_Records to process_.
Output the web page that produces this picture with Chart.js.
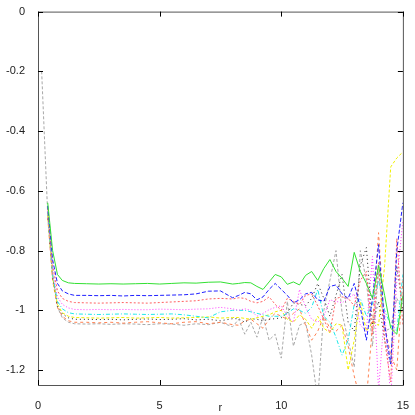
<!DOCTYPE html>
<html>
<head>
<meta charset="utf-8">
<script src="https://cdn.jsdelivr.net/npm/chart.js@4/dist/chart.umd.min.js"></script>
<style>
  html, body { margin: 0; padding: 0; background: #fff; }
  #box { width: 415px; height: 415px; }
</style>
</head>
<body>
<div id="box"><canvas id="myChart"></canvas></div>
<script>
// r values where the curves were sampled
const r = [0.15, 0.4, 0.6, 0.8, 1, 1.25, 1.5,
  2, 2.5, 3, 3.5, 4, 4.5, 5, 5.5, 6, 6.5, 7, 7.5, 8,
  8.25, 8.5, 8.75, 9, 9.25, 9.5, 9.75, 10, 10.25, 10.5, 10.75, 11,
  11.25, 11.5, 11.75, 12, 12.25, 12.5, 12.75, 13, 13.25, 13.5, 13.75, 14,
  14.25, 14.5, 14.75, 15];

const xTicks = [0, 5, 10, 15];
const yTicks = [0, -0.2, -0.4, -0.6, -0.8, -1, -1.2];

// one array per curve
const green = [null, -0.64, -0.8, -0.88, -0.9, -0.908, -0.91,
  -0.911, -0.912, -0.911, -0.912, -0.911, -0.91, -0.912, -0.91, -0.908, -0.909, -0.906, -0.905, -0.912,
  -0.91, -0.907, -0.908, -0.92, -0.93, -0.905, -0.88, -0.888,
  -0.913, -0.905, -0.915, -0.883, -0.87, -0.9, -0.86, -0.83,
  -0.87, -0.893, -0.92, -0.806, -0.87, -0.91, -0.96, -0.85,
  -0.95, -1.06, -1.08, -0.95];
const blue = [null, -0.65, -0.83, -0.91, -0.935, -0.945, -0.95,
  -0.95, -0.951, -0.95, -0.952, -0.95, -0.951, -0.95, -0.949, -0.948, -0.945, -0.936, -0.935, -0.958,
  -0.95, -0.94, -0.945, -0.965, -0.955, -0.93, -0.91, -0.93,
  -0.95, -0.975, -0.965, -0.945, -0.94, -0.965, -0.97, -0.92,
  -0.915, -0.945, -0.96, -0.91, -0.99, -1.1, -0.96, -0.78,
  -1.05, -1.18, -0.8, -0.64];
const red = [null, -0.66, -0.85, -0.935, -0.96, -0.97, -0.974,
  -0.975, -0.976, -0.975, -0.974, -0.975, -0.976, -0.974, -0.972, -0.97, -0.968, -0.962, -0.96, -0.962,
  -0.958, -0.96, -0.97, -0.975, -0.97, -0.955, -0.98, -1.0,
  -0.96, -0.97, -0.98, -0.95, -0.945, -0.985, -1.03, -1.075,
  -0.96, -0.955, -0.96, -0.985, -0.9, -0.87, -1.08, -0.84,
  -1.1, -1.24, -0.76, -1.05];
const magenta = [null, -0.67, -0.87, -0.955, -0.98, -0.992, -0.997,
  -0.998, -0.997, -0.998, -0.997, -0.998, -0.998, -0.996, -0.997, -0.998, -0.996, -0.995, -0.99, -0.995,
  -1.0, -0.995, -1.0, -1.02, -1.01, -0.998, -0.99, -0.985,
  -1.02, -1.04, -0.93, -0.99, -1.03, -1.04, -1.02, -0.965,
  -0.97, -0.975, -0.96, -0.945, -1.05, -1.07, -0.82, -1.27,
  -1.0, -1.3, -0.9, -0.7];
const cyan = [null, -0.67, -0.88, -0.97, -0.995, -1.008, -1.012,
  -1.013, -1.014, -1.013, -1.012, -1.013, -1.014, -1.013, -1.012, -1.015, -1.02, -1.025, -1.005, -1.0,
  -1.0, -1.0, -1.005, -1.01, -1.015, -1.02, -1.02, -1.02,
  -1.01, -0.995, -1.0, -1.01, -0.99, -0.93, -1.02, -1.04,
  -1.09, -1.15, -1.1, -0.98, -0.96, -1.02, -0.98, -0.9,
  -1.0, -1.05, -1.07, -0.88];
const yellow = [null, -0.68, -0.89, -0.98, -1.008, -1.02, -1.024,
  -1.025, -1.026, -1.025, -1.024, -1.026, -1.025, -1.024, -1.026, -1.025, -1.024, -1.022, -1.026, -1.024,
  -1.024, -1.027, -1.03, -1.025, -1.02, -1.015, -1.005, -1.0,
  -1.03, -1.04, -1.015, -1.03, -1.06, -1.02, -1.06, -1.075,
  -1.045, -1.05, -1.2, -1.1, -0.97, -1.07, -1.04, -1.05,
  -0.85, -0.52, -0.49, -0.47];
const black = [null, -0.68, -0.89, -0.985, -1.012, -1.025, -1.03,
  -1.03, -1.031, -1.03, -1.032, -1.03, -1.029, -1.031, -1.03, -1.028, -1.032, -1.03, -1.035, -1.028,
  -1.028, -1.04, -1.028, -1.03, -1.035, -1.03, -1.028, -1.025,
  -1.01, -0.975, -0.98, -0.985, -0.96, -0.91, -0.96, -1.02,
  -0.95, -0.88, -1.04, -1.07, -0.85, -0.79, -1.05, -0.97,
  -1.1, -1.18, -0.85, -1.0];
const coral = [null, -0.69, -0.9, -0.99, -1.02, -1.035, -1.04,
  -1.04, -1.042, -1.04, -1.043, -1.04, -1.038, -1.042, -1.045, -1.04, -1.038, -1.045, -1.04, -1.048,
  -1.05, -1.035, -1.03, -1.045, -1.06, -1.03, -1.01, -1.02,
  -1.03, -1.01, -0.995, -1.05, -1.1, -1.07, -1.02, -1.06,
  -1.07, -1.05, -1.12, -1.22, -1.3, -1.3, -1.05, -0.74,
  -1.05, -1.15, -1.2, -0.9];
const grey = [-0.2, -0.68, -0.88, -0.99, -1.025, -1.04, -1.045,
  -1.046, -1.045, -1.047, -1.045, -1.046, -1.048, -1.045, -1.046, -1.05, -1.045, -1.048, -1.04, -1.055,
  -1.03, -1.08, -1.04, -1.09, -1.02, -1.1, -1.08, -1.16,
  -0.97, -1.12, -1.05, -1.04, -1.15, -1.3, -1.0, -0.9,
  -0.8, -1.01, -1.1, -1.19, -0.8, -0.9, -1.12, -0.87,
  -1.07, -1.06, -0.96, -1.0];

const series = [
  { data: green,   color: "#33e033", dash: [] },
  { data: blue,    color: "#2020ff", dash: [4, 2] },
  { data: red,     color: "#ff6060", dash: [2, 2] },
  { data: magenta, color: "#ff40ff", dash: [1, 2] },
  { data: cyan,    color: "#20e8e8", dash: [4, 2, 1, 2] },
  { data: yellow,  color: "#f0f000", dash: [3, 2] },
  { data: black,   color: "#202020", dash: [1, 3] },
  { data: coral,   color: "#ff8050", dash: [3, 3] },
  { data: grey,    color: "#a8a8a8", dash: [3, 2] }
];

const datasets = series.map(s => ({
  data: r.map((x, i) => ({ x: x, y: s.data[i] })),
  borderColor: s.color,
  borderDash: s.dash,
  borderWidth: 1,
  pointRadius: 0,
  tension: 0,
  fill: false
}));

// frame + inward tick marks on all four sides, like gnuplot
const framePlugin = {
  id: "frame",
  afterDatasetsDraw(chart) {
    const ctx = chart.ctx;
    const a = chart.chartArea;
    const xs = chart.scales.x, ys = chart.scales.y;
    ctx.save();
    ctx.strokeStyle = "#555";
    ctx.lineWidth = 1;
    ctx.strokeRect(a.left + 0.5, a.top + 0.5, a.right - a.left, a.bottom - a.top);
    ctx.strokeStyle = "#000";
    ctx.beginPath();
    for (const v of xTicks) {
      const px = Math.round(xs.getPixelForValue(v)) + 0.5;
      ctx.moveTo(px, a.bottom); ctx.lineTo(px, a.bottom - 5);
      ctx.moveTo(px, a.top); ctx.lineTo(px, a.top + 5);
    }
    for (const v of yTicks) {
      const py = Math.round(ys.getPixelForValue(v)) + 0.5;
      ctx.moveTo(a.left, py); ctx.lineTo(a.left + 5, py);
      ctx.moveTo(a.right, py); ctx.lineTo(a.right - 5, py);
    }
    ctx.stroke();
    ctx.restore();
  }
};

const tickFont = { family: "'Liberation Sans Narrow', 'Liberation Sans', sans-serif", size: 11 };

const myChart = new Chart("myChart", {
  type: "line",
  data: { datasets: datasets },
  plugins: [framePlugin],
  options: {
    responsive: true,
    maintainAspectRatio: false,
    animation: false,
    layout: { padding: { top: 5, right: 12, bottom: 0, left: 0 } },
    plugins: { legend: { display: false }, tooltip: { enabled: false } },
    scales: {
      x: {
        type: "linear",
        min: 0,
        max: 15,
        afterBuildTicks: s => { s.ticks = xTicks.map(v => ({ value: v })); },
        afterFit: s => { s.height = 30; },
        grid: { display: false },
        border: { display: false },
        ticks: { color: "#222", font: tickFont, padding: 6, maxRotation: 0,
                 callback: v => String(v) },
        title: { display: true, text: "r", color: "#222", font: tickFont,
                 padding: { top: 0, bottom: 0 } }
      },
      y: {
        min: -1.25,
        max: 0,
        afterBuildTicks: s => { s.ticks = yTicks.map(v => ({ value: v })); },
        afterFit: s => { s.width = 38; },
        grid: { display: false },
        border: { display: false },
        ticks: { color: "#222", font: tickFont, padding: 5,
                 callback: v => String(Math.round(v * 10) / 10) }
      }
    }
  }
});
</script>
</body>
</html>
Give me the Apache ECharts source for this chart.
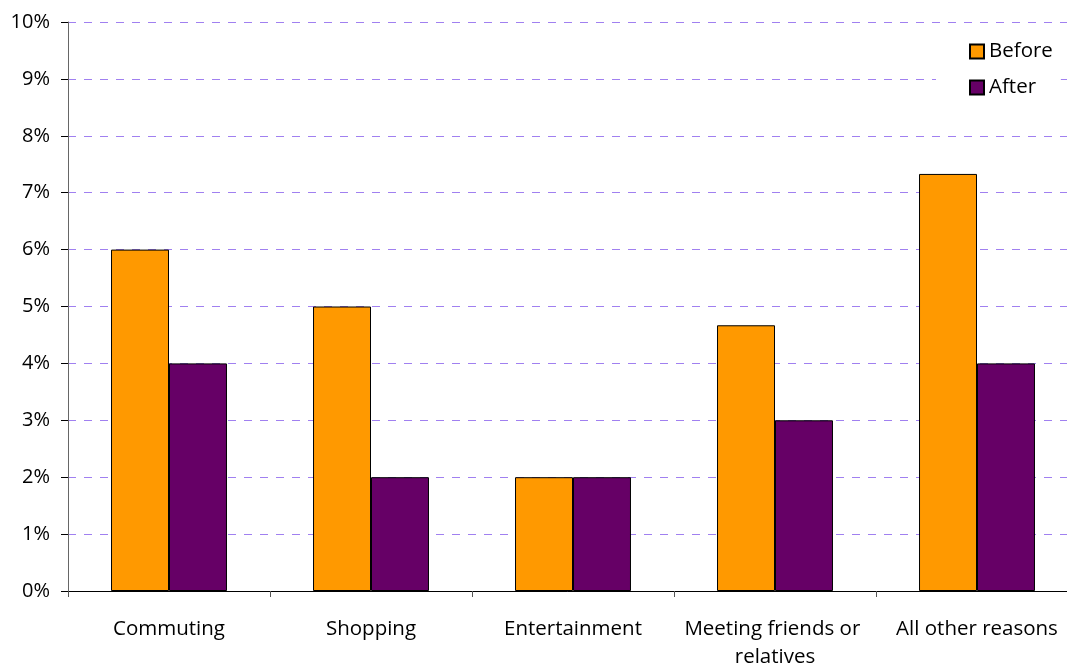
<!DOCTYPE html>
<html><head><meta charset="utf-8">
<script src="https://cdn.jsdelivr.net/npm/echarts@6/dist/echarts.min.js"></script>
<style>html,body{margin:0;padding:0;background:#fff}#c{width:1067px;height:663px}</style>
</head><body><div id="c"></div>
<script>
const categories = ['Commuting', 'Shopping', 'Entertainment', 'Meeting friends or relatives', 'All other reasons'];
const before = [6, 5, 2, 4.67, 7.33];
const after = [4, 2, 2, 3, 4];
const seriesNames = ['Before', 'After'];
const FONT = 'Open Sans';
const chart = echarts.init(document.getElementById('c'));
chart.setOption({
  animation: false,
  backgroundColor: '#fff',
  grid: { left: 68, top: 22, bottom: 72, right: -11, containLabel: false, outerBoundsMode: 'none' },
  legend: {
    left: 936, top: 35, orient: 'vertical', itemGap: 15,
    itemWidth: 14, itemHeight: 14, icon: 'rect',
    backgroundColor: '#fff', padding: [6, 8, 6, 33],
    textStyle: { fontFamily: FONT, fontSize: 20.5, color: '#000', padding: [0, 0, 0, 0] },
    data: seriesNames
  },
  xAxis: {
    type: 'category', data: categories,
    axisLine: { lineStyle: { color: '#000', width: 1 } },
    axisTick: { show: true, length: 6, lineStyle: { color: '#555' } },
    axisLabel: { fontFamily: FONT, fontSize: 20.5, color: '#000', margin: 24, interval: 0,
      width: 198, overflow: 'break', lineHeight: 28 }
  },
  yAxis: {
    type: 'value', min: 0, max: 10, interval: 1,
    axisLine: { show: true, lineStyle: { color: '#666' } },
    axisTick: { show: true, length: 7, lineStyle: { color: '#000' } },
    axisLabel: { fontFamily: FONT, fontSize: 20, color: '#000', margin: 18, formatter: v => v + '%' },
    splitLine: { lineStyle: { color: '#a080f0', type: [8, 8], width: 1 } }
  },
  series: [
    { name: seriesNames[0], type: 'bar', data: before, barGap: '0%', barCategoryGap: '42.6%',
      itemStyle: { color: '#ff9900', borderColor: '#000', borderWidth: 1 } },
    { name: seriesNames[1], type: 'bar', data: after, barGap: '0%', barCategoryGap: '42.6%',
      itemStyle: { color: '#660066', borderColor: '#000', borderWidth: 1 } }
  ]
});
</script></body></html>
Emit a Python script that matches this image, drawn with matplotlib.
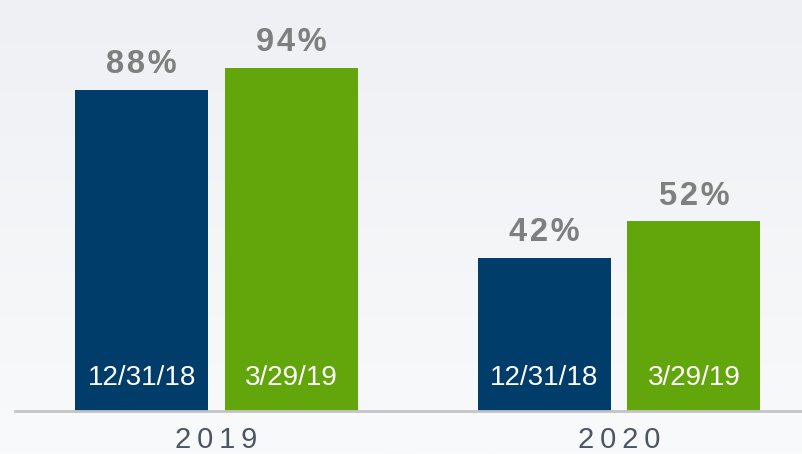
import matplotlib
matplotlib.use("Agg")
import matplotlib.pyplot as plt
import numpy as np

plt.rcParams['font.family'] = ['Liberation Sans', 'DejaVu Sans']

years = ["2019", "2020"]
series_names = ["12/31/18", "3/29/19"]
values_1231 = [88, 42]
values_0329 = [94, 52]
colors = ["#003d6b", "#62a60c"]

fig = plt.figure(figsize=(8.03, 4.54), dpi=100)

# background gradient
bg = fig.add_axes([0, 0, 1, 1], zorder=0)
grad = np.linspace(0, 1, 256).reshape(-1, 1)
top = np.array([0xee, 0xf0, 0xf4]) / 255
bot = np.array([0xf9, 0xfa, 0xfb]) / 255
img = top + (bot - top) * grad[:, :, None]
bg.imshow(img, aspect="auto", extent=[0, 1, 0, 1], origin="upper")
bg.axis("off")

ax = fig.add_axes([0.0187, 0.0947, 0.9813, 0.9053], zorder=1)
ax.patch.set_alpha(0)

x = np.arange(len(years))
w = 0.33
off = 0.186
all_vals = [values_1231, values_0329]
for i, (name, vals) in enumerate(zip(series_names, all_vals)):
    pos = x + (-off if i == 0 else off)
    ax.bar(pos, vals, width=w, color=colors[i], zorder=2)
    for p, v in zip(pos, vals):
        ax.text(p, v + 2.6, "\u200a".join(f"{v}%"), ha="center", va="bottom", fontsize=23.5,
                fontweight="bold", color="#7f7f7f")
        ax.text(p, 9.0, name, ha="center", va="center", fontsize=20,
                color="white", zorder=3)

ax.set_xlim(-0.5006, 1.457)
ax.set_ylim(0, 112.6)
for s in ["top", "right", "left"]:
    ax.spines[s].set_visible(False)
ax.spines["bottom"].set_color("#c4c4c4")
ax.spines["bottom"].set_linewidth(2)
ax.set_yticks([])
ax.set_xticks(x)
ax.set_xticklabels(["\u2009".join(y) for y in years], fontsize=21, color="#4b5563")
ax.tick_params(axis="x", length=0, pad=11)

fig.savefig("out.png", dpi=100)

_Given problem_. Only the lines from the top of the data through the line with "const yTicks = [0, -0.2, -0.4, -0.6, -0.8, -1, -1.2];" should be quoted, exactly and with both ends kept; skip the pictures.

_Task result_.
Output the web page that produces this picture with Chart.js.
<!DOCTYPE html>
<html>
<head>
<meta charset="utf-8">
<script src="https://cdn.jsdelivr.net/npm/chart.js@4/dist/chart.umd.min.js"></script>
<style>
  html, body { margin: 0; padding: 0; background: #fff; }
  #box { width: 415px; height: 415px; }
</style>
</head>
<body>
<div id="box"><canvas id="myChart"></canvas></div>
<script>
// r values where the curves were sampled
const r = [0.15, 0.4, 0.6, 0.8, 1, 1.25, 1.5,
  2, 2.5, 3, 3.5, 4, 4.5, 5, 5.5, 6, 6.5, 7, 7.5, 8,
  8.25, 8.5, 8.75, 9, 9.25, 9.5, 9.75, 10, 10.25, 10.5, 10.75, 11,
  11.25, 11.5, 11.75, 12, 12.25, 12.5, 12.75, 13, 13.25, 13.5, 13.75, 14,
  14.25, 14.5, 14.75, 15];

const xTicks = [0, 5, 10, 15];
const yTicks = [0, -0.2, -0.4, -0.6, -0.8, -1, -1.2];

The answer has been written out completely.